▸ Dataset section:
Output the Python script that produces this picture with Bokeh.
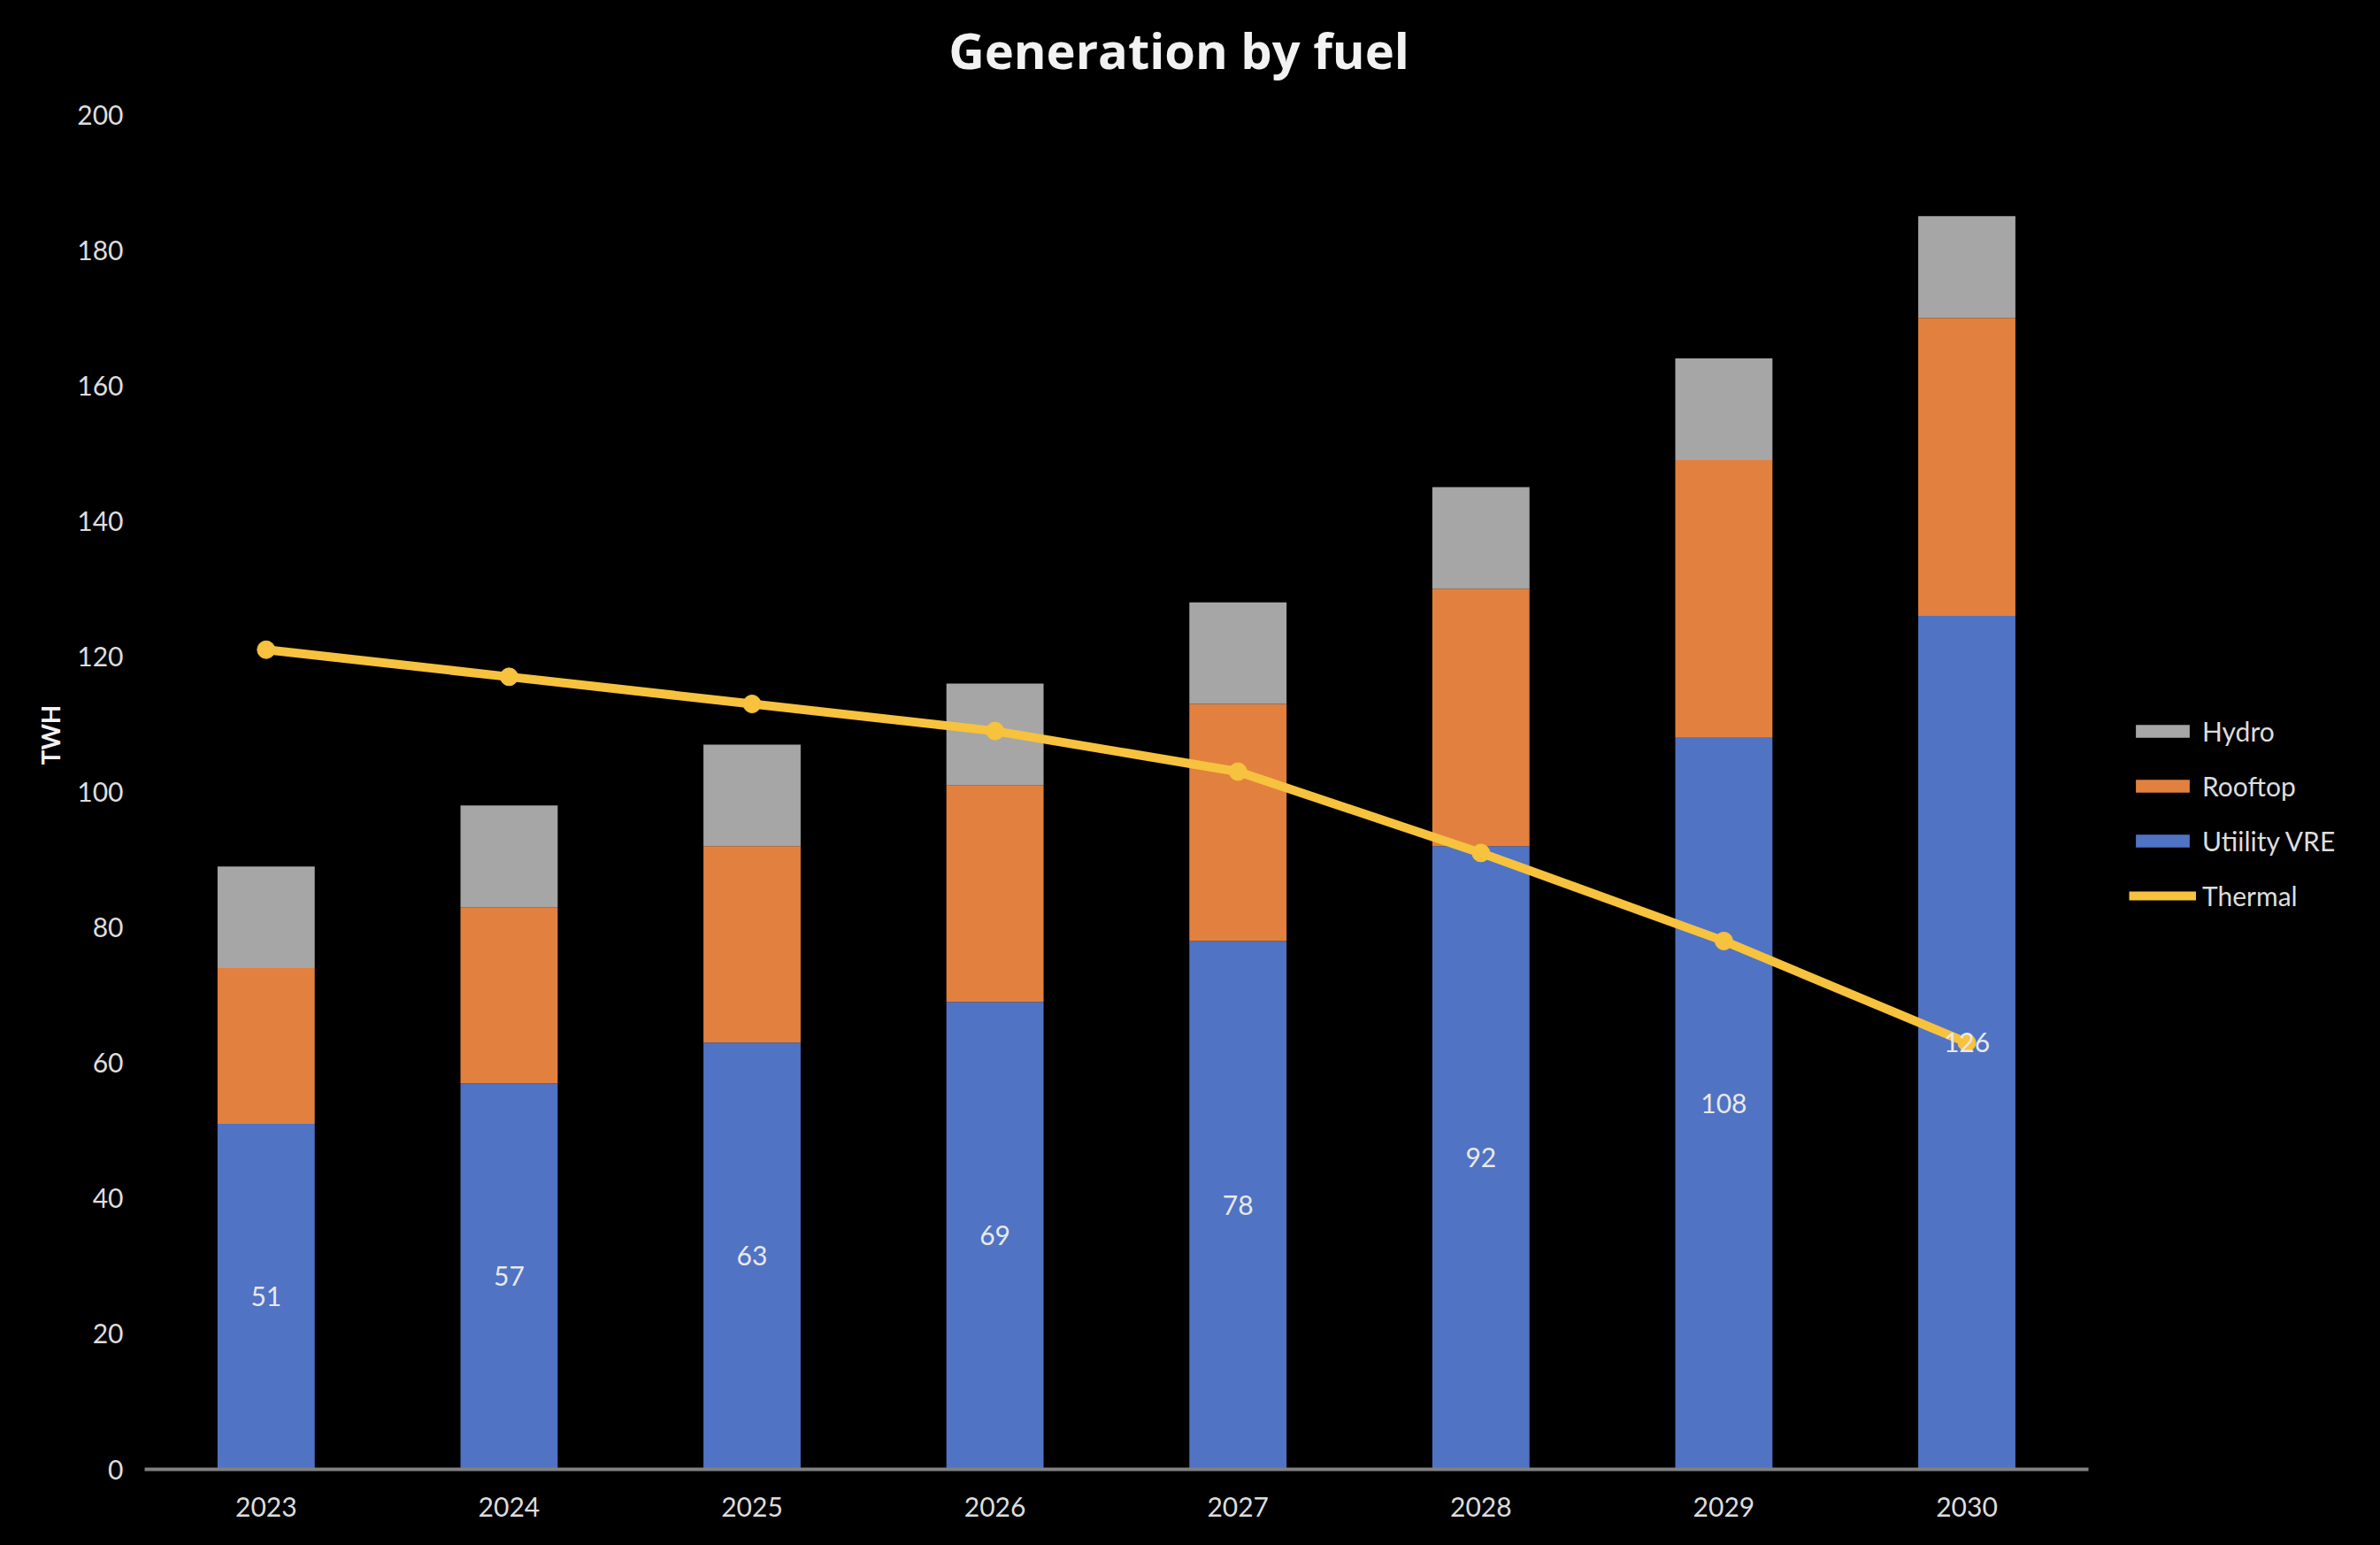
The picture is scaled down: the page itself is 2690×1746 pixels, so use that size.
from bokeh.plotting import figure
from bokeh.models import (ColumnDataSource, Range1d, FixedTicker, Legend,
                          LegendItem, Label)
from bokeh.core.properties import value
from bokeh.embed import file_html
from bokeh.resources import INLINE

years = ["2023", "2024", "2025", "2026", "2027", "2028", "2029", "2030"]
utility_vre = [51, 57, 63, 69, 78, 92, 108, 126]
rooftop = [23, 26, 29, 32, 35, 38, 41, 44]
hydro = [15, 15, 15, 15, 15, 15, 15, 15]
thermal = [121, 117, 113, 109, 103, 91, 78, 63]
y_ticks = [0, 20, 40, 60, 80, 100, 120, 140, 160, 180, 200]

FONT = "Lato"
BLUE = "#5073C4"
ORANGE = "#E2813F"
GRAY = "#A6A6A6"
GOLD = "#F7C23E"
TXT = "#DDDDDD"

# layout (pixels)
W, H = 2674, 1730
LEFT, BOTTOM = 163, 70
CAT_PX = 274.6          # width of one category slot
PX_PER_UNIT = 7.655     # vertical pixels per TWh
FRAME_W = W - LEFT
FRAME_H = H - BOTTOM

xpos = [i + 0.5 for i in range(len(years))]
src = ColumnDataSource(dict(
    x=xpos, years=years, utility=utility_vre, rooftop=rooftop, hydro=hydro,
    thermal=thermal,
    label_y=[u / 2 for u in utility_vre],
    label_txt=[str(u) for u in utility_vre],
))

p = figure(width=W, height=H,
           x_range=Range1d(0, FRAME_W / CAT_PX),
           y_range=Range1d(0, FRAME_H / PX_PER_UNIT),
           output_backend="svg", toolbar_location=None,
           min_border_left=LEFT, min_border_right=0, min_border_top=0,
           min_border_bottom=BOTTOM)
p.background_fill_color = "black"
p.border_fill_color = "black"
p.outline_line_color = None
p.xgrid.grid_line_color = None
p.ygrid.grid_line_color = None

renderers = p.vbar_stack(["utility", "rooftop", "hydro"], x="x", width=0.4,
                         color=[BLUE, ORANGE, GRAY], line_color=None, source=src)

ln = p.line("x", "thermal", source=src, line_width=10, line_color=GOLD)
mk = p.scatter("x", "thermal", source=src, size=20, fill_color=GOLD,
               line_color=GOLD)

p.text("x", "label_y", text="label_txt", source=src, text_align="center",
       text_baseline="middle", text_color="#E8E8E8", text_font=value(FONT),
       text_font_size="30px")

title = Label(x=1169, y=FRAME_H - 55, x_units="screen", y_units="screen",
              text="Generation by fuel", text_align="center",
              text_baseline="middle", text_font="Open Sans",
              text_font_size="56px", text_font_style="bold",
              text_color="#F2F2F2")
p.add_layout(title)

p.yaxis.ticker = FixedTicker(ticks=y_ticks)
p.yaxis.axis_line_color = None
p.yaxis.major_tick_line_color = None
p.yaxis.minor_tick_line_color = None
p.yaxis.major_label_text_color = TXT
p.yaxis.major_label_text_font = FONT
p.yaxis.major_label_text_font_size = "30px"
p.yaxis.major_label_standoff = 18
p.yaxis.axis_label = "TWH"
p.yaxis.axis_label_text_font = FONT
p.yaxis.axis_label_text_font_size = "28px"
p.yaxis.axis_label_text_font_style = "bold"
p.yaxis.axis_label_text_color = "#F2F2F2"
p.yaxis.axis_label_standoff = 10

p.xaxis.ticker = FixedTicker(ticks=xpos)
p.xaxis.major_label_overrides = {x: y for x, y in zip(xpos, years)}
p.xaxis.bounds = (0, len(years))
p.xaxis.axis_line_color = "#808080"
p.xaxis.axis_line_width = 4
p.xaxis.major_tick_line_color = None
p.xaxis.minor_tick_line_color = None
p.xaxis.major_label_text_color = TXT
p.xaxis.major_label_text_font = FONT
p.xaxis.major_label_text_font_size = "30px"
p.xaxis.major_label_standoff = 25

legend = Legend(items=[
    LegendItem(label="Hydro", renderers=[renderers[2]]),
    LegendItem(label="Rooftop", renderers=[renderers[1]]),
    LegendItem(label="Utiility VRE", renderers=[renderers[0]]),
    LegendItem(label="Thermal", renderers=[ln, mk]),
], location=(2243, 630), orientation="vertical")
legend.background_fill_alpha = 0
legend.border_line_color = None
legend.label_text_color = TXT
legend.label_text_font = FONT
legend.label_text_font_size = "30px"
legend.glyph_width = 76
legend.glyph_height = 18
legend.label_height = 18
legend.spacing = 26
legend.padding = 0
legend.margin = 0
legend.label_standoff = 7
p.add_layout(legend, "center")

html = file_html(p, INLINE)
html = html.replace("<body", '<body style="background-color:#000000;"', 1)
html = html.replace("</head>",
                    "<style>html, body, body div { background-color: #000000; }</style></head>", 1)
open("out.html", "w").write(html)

▸ Instructions for the task:
Images should not appear in the copy; retype the listing above exactly.

▸ Problem solution:
Output the Python script that produces this picture with Bokeh.
The picture is scaled down: the page itself is 2690×1746 pixels, so use that size.
from bokeh.plotting import figure
from bokeh.models import (ColumnDataSource, Range1d, FixedTicker, Legend,
                          LegendItem, Label)
from bokeh.core.properties import value
from bokeh.embed import file_html
from bokeh.resources import INLINE

years = ["2023", "2024", "2025", "2026", "2027", "2028", "2029", "2030"]
utility_vre = [51, 57, 63, 69, 78, 92, 108, 126]
rooftop = [23, 26, 29, 32, 35, 38, 41, 44]
hydro = [15, 15, 15, 15, 15, 15, 15, 15]
thermal = [121, 117, 113, 109, 103, 91, 78, 63]
y_ticks = [0, 20, 40, 60, 80, 100, 120, 140, 160, 180, 200]

FONT = "Lato"
BLUE = "#5073C4"
ORANGE = "#E2813F"
GRAY = "#A6A6A6"
GOLD = "#F7C23E"
TXT = "#DDDDDD"

# layout (pixels)
W, H = 2674, 1730
LEFT, BOTTOM = 163, 70
CAT_PX = 274.6          # width of one category slot
PX_PER_UNIT = 7.655     # vertical pixels per TWh
FRAME_W = W - LEFT
FRAME_H = H - BOTTOM

xpos = [i + 0.5 for i in range(len(years))]
src = ColumnDataSource(dict(
    x=xpos, years=years, utility=utility_vre, rooftop=rooftop, hydro=hydro,
    thermal=thermal,
    label_y=[u / 2 for u in utility_vre],
    label_txt=[str(u) for u in utility_vre],
))

p = figure(width=W, height=H,
           x_range=Range1d(0, FRAME_W / CAT_PX),
           y_range=Range1d(0, FRAME_H / PX_PER_UNIT),
           output_backend="svg", toolbar_location=None,
           min_border_left=LEFT, min_border_right=0, min_border_top=0,
           min_border_bottom=BOTTOM)
p.background_fill_color = "black"
p.border_fill_color = "black"
p.outline_line_color = None
p.xgrid.grid_line_color = None
p.ygrid.grid_line_color = None

renderers = p.vbar_stack(["utility", "rooftop", "hydro"], x="x", width=0.4,
                         color=[BLUE, ORANGE, GRAY], line_color=None, source=src)

ln = p.line("x", "thermal", source=src, line_width=10, line_color=GOLD)
mk = p.scatter("x", "thermal", source=src, size=20, fill_color=GOLD,
               line_color=GOLD)

p.text("x", "label_y", text="label_txt", source=src, text_align="center",
       text_baseline="middle", text_color="#E8E8E8", text_font=value(FONT),
       text_font_size="30px")

title = Label(x=1169, y=FRAME_H - 55, x_units="screen", y_units="screen",
              text="Generation by fuel", text_align="center",
              text_baseline="middle", text_font="Open Sans",
              text_font_size="56px", text_font_style="bold",
              text_color="#F2F2F2")
p.add_layout(title)

p.yaxis.ticker = FixedTicker(ticks=y_ticks)
p.yaxis.axis_line_color = None
p.yaxis.major_tick_line_color = None
p.yaxis.minor_tick_line_color = None
p.yaxis.major_label_text_color = TXT
p.yaxis.major_label_text_font = FONT
p.yaxis.major_label_text_font_size = "30px"
p.yaxis.major_label_standoff = 18
p.yaxis.axis_label = "TWH"
p.yaxis.axis_label_text_font = FONT
p.yaxis.axis_label_text_font_size = "28px"
p.yaxis.axis_label_text_font_style = "bold"
p.yaxis.axis_label_text_color = "#F2F2F2"
p.yaxis.axis_label_standoff = 10

p.xaxis.ticker = FixedTicker(ticks=xpos)
p.xaxis.major_label_overrides = {x: y for x, y in zip(xpos, years)}
p.xaxis.bounds = (0, len(years))
p.xaxis.axis_line_color = "#808080"
p.xaxis.axis_line_width = 4
p.xaxis.major_tick_line_color = None
p.xaxis.minor_tick_line_color = None
p.xaxis.major_label_text_color = TXT
p.xaxis.major_label_text_font = FONT
p.xaxis.major_label_text_font_size = "30px"
p.xaxis.major_label_standoff = 25

legend = Legend(items=[
    LegendItem(label="Hydro", renderers=[renderers[2]]),
    LegendItem(label="Rooftop", renderers=[renderers[1]]),
    LegendItem(label="Utiility VRE", renderers=[renderers[0]]),
    LegendItem(label="Thermal", renderers=[ln, mk]),
], location=(2243, 630), orientation="vertical")
legend.background_fill_alpha = 0
legend.border_line_color = None
legend.label_text_color = TXT
legend.label_text_font = FONT
legend.label_text_font_size = "30px"
legend.glyph_width = 76
legend.glyph_height = 18
legend.label_height = 18
legend.spacing = 26
legend.padding = 0
legend.margin = 0
legend.label_standoff = 7
p.add_layout(legend, "center")

html = file_html(p, INLINE)
html = html.replace("<body", '<body style="background-color:#000000;"', 1)
html = html.replace("</head>",
                    "<style>html, body, body div { background-color: #000000; }</style></head>", 1)
open("out.html", "w").write(html)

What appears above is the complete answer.